The acquis on company law includes rules applicable to the constitution, registration, merger and division of companies. In the field of financial information, the acquis specifies the rules to be complied with regarding the presentation of consolidated annual accounts and provides simplified rules for small and medium-sized enterprises, in particular. The application of international accounting standards is obligatory for certain entities of public interest. Furthermore, the acquis also includes provisions relating to the approval, professional integrity and independence of persons responsible for legal controls.

The Customs union
acquis consists almost exclusively of legislation which is directly binding on the Member States. It includes the Community’s Customs Code and its implementing provisions; the Combined Nomenclature, Common Customs Tariff and provisions on tariff classification, customs duty relief, duty suspensions and certain tariff quotas; and other provisions such as those on customs control of counterfeit and pirated goods, drugs precursors and the export of cultural goods and on mutual administrative assistance in customs matters and transit. Member States must also have the required implementing capacities, particularly connectivity with the EU’s computerised customs systems. Customs authorities must also have sufficient capacity for implementation and compliance with the specific provisions established in related fields of the acquis, such as foreign trade.

EVALUATION (according to the Commission’s words)

Iceland maintains a high level of alignment with the acquis on the free movement of goods. Further improvement is required concerning horizontal measures and product legislation under the ‘Old Approach’ (which imposes precise product specifications in opposition to the ‘New Approach’ which imposes general specifications which products must meet), particularly in the automobile sector.

Similarly, the country has already achieved a high level of alignment on the free movement of workers. Preparations are continuing to implement the new regulations on the coordination of social security.

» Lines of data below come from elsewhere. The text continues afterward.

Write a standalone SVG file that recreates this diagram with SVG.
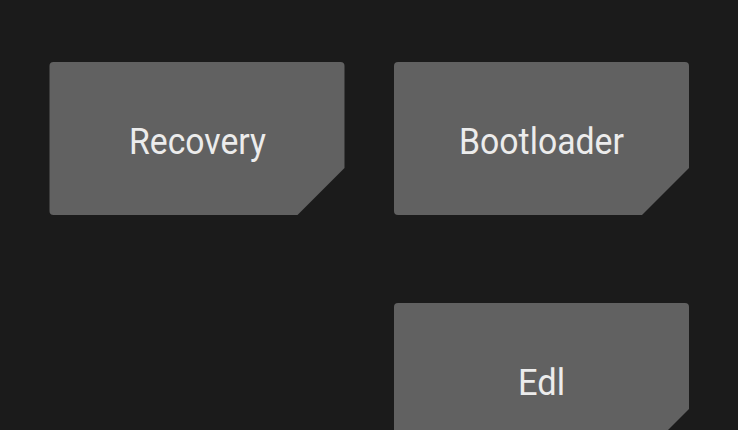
<svg xmlns="http://www.w3.org/2000/svg" width="738" height="430" viewBox="0 0 738 430">
<style>
.btn{fill:#616161}
.lbl{font-family:Roboto,"Liberation Sans",sans-serif;font-size:37px;fill:#ececec;text-anchor:middle}
</style>
<defs>
<path id="shape" d="M4,0 H291 Q295,0 295,4 V106 L248,153 H4 Q0,153 0,149 V4 Q0,0 4,0 Z"/>
</defs>
<rect width="738" height="430" fill="#1b1b1b"/>
<g id="connectors"/>
<g id="recovery">
<use href="#shape" class="btn" x="49.5" y="62"/>
<text class="lbl" x="197.5" y="154" textLength="137" lengthAdjust="spacingAndGlyphs">Recovery</text>
</g>
<g id="bootloader">
<use href="#shape" class="btn" x="394" y="62"/>
<text class="lbl" x="541.5" y="153.5" textLength="165" lengthAdjust="spacingAndGlyphs">Bootloader</text>
</g>
<g id="edl">
<use href="#shape" class="btn" x="394" y="303"/>
<text class="lbl" x="541.5" y="395" textLength="47" lengthAdjust="spacingAndGlyphs">Edl</text>
</g>
</svg>
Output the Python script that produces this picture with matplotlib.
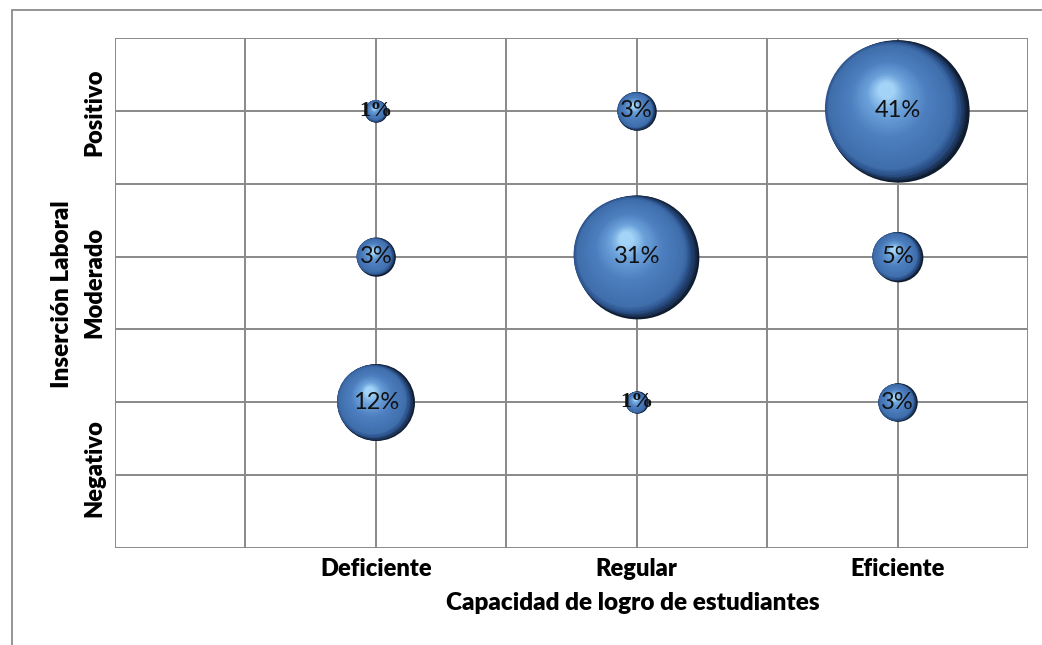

Alignment concerning the right of establishment and the freedom to provide services is satisfactory. However, alignment with the Services Directive and transposition of the third postal services directive is not complete. The administrative capacity must be strengthened in order to implement the EU rules and policies effectively. Finally, the country achieved a good level of alignment on financial services, although the reforms remain partially introduced. Implementation of European provisions is incomplete in certain key sectors, such as the insurance and securities sectors, and the monitoring capacity must be improved. The Icesave dispute remains unresolved.

Iceland largely applies the acquis on the free movement of capital, although it is still incomplete due to the large restrictions still applicable to capital. The legal framework has been strengthened, and the administrative capacity of the financial information unit must be improved.

The country achieved a high level of alignment on intellectual property rights and its administrative capacity is appropriate. Measures have been taken to improve the application of provisions.

Implementation of the EU acquis is satisfactory in the field of company law. However, alignment is not yet complete concerning accounting standards and international audit standards.

Customs legislation is largely aligned, although legislative discrepancies still need to be addressed, particularly concerning customs rules, procedures with economic impact, duty free and security aspects. The administrative capacity of the country is insufficient in this field. Lastly, preparations to implement the acquis effectively must be made, particularly concerning the interconnectivity of the European and Icelandic IT customs systems.